The failure of Israel’s military campaign to degrade Hezbollah’s operational capability has exposed a critical intelligence failure and a strategic miscalculation that will reverberate across the region. The Lebanese militant group, far from being crippled, has demonstrated resilience that suggests pre-war estimates of its strength were dangerously optimistic for Tel Aviv. This is not a setback. It is a defeat of strategic proportions.
The ceasefire, cobbled together under US and French pressure, has collapsed into a whimper of violence and diplomatic theatre. Hezbollah retains its rocket arsenal, its tunnel infrastructure, and its command-and-control networks. Israeli ground forces have pulled back from key positions without achieving their stated objectives: the destruction of Hezbollah’s precision-guided munitions and the creation of a buffer zone. The group’s leadership, now operating from hardened bunkers, is already rearming and reconstituting. The question is not whether Hezbollah will strike again but when and with what new capability.
Meanwhile, the United Kingdom has pivoted to a long-shot diplomatic gambit: a push for a sovereign, unified Lebanese state capable of disarming Hezbollah by force or political integration. This is naive. The Lebanese Armed Forces are neither willing nor able to confront the Party of God, which is deeply embedded in the state’s institutions and Shia population. For the UK to advocate a ‘sovereign Lebanon’ while Hezbollah’s rocket batteries remain pointed at Haifa is to ignore the threat vector entirely. A sovereign state requires a monopoly on violence, and Beirut does not have it.

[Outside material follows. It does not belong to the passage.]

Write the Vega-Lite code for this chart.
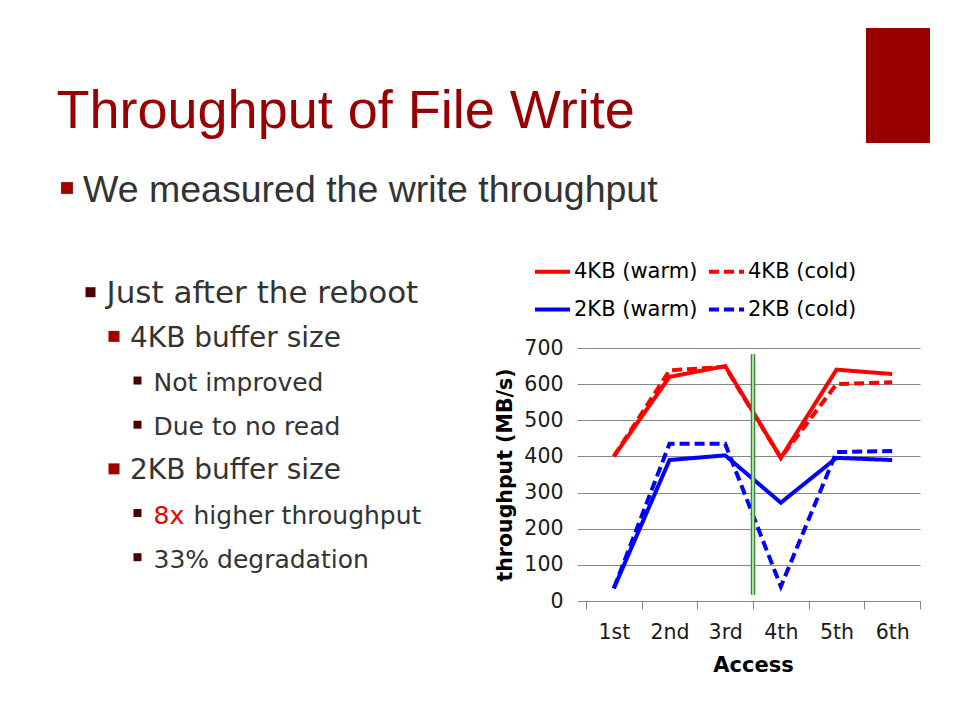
{
  "$schema": "https://vega.github.io/schema/vega-lite/v6.json",
  "background": "white",
  "padding": {"left": 0, "top": 28, "right": 0, "bottom": 0},
  "config": {"view": {"stroke": null}},
  "datasets": {
    "header": [
      {"role": "title", "level": 0, "line": 0, "text": "Throughput of File Write"},
      {"role": "bullet", "level": 1, "line": 1, "text": "We measured the write throughput"}
    ],
    "bullets": [
      {"line": 1, "level": 2, "text": "Just after the reboot"},
      {"line": 2, "level": 3, "text": "4KB buffer size"},
      {"line": 3, "level": 4, "text": "Not improved"},
      {"line": 4, "level": 4, "text": "Due to no read"},
      {"line": 5, "level": 3, "text": "2KB buffer size"},
      {"line": 6, "level": 4, "text": "8x", "emphasis": true},
      {"line": 6, "level": 4, "text": "higher throughput", "cont": true},
      {"line": 7, "level": 4, "text": "33% degradation"}
    ],
    "throughput": [
      {"series": "4KB (warm)", "access": "1st", "throughput": 400},
      {"series": "4KB (warm)", "access": "2nd", "throughput": 620},
      {"series": "4KB (warm)", "access": "3rd", "throughput": 650},
      {"series": "4KB (warm)", "access": "4th", "throughput": 396},
      {"series": "4KB (warm)", "access": "5th", "throughput": 640},
      {"series": "4KB (warm)", "access": "6th", "throughput": 628},
      {"series": "4KB (cold)", "access": "1st", "throughput": 400},
      {"series": "4KB (cold)", "access": "2nd", "throughput": 638},
      {"series": "4KB (cold)", "access": "3rd", "throughput": 648},
      {"series": "4KB (cold)", "access": "4th", "throughput": 396},
      {"series": "4KB (cold)", "access": "5th", "throughput": 600},
      {"series": "4KB (cold)", "access": "6th", "throughput": 605},
      {"series": "2KB (warm)", "access": "1st", "throughput": 35},
      {"series": "2KB (warm)", "access": "2nd", "throughput": 390},
      {"series": "2KB (warm)", "access": "3rd", "throughput": 403},
      {"series": "2KB (warm)", "access": "4th", "throughput": 272},
      {"series": "2KB (warm)", "access": "5th", "throughput": 396},
      {"series": "2KB (warm)", "access": "6th", "throughput": 390},
      {"series": "2KB (cold)", "access": "1st", "throughput": 35},
      {"series": "2KB (cold)", "access": "2nd", "throughput": 435},
      {"series": "2KB (cold)", "access": "3rd", "throughput": 435},
      {"series": "2KB (cold)", "access": "4th", "throughput": 40},
      {"series": "2KB (cold)", "access": "5th", "throughput": 412},
      {"series": "2KB (cold)", "access": "6th", "throughput": 415}
    ]
  },
  "spacing": 59,
  "vconcat": [
    {
      "spacing": 6,
      "hconcat": [
        {
          "width": 860,
          "height": 190,
          "data": {"name": "header"},
          "encoding": {
            "x": {"field": "level", "type": "quantitative", "scale": {"domain": [0, 4], "range": [43.5, 137.5]}, "axis": null},
            "y": {"field": "line", "type": "quantitative", "scale": {"domain": [0, 1], "range": [86.6, 160]}, "axis": null}
          },
          "layer": [
            {
              "transform": [{"filter": "datum.role === 'title'"}],
              "mark": {"type": "text", "align": "left", "baseline": "alphabetic", "font": "Liberation Sans", "fontSize": 54, "color": "#990000", "dx": 13, "dy": 13.7},
              "encoding": {"text": {"field": "text"}}
            },
            {
              "transform": [{"filter": "datum.role === 'bullet'"}],
              "mark": {"type": "point", "shape": "square", "filled": true, "opacity": 1, "size": 140, "color": "#a00000"}
            },
            {
              "transform": [{"filter": "datum.role === 'bullet'"}],
              "mark": {"type": "text", "align": "left", "baseline": "alphabetic", "font": "Liberation Sans", "fontSize": 37.5, "color": "#333333", "dx": 16, "dy": 13.7},
              "encoding": {"text": {"field": "text"}}
            }
          ]
        },
        {
          "width": 64,
          "height": 115,
          "data": {"values": [{"element": "accent bar"}]},
          "mark": {"type": "rect", "color": "#990000"},
          "encoding": {}
        }
      ]
    },
    {
      "spacing": 55,
      "hconcat": [
        {
          "width": 440,
          "height": 253,
          "data": {"name": "bullets"},
          "encoding": {
            "x": {"field": "level", "type": "quantitative", "scale": {"domain": [0, 4], "range": [43.5, 137.5]}, "axis": null},
            "y": {"field": "line", "type": "quantitative", "scale": {"domain": [1, 7], "range": [-55.8, 209.2]}, "axis": null}
          },
          "layer": [
            {
              "transform": [{"filter": "!datum.cont"}],
              "mark": {"type": "point", "shape": "square", "filled": true, "opacity": 1},
              "encoding": {
                "size": {"condition": [{"test": "datum.level === 2", "value": 100}, {"test": "datum.level === 3", "value": 121}], "value": 64},
                "color": {"condition": [{"test": "datum.level === 3", "value": "#a00000"}], "value": "#4d0000"}
              }
            },
            {
              "transform": [{"filter": "!datum.cont"}],
              "mark": {"type": "text", "align": "left", "baseline": "alphabetic", "font": "DejaVu Sans", "dx": 16, "dy": 10.5},
              "encoding": {
                "text": {"field": "text"},
                "size": {"condition": [{"test": "datum.level === 2", "value": 31}, {"test": "datum.level === 3", "value": 28}], "value": 25},
                "color": {"condition": {"test": "datum.emphasis", "value": "#ee0000"}, "value": "#333333"}
              }
            },
            {
              "transform": [{"filter": "datum.cont"}],
              "mark": {"type": "text", "align": "left", "baseline": "alphabetic", "font": "DejaVu Sans", "fontSize": 25, "color": "#333333", "dx": 56, "dy": 10.5},
              "encoding": {"text": {"field": "text"}}
            }
          ]
        },
        {
          "width": 334,
          "height": 253,
          "data": {"name": "throughput"},
          "layer": [
            {
              "mark": {"type": "line", "strokeWidth": 4},
              "encoding": {
                "x": {
                  "field": "access", "type": "ordinal", "bandPosition": 0.5,
                  "scale": {"type": "band", "domain": ["1st", "2nd", "3rd", "4th", "5th", "6th"], "paddingInner": 0, "paddingOuter": 0},
                  "axis": {"title": "Access", "tickBand": "extent", "labelAngle": 0, "labelFont": "DejaVu Sans", "labelFontSize": 20.5, "labelColor": "#1a1a1a", "labelPadding": 13, "tickSize": 8, "tickColor": "#868686", "domainColor": "#868686", "titleFont": "DejaVu Sans", "titleFontSize": 21, "titleFontWeight": "bold", "titleColor": "#000000", "titlePadding": 12, "grid": false}
                },
                "y": {
                  "field": "throughput", "type": "quantitative",
                  "scale": {"domain": [0, 700]},
                  "axis": {"title": "throughput (MB/s)", "values": [0, 100, 200, 300, 400, 500, 600, 700], "labelOverlap": false, "grid": true, "gridColor": "#868686", "gridOpacity": 1, "gridWidth": 1, "domain": false, "tickSize": 9, "tickColor": "#868686", "labelFont": "DejaVu Sans", "labelFontSize": 20.5, "labelColor": "#1a1a1a", "labelPadding": 14, "titleFont": "DejaVu Sans", "titleFontSize": 20.5, "titleFontWeight": "bold", "titleColor": "#000000", "titlePadding": 8}
                },
                "color": {
                  "field": "series", "type": "nominal",
                  "scale": {"domain": ["4KB (warm)", "4KB (cold)", "2KB (warm)", "2KB (cold)"], "range": ["#ff0000", "#ff0000", "#0000ff", "#0000ff"]},
                  "legend": {"title": null, "orient": "none", "legendX": 533, "legendY": 224, "columns": 2, "direction": "horizontal", "symbolType": "stroke", "symbolSize": 1225, "symbolStrokeWidth": 4, "labelFont": "DejaVu Sans", "labelFontSize": 21, "labelColor": "#000000", "columnPadding": 3, "rowPadding": 8, "labelOffset": 2}
                },
                "strokeDash": {
                  "field": "series", "type": "nominal",
                  "scale": {"domain": ["4KB (warm)", "4KB (cold)", "2KB (warm)", "2KB (cold)"], "range": [[1, 0], [10, 5], [1, 0], [10, 5]]}
                }
              }
            },
            {
              "data": {"values": [{"access": "3rd", "event": "reboot"}]},
              "mark": {"type": "rule", "color": "#2e8b2e", "strokeWidth": 4.5},
              "encoding": {
                "x": {"field": "access", "type": "ordinal", "bandPosition": 1},
                "y": {"datum": 17, "type": "quantitative", "axis": {"title": "throughput (MB/s)", "values": [0, 100, 200, 300, 400, 500, 600, 700], "labelOverlap": false}},
                "y2": {"datum": 683}
              }
            },
            {
              "data": {"values": [{"access": "3rd", "event": "reboot"}]},
              "mark": {"type": "rule", "color": "#bfe6b5", "strokeWidth": 1.8},
              "encoding": {
                "x": {"field": "access", "type": "ordinal", "bandPosition": 1},
                "y": {"datum": 17, "type": "quantitative", "axis": {"title": "throughput (MB/s)", "values": [0, 100, 200, 300, 400, 500, 600, 700], "labelOverlap": false}},
                "y2": {"datum": 683}
              }
            }
          ]
        }
      ]
    }
  ]
}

The British proposal, however, may serve a darker strategic purpose: buying time for a political settlement that legitimises Hezbollah as a political actor while Israel licks its wounds. The US, distracted by its own election cycle and the Pacific pivot, appears content to let the UK take the lead. This is a dangerous game. Any settlement that does not include Hezbollah’s disarmament will be a victory for Iran’s axis of resistance, allowing the proxy to reconstitute its conventional military threat under a diplomatic umbrella.
The immediate risk is an escalation to a broader war. Hezbollah, emboldened by the failed campaign, may test the ceasefire’s fragility with a precision-strike demonstration. Israel, humiliated and politically fractured, could launch a massive air campaign against Lebanese infrastructure, triggering an exodus and a humanitarian catastrophe. The next phase of this conflict is not about deterrence but about survival. The UK’s diplomatic push is a distraction from the hard reality: Hezbollah endures, and the security of the Levant is now hostage to a strategic pivot that has failed.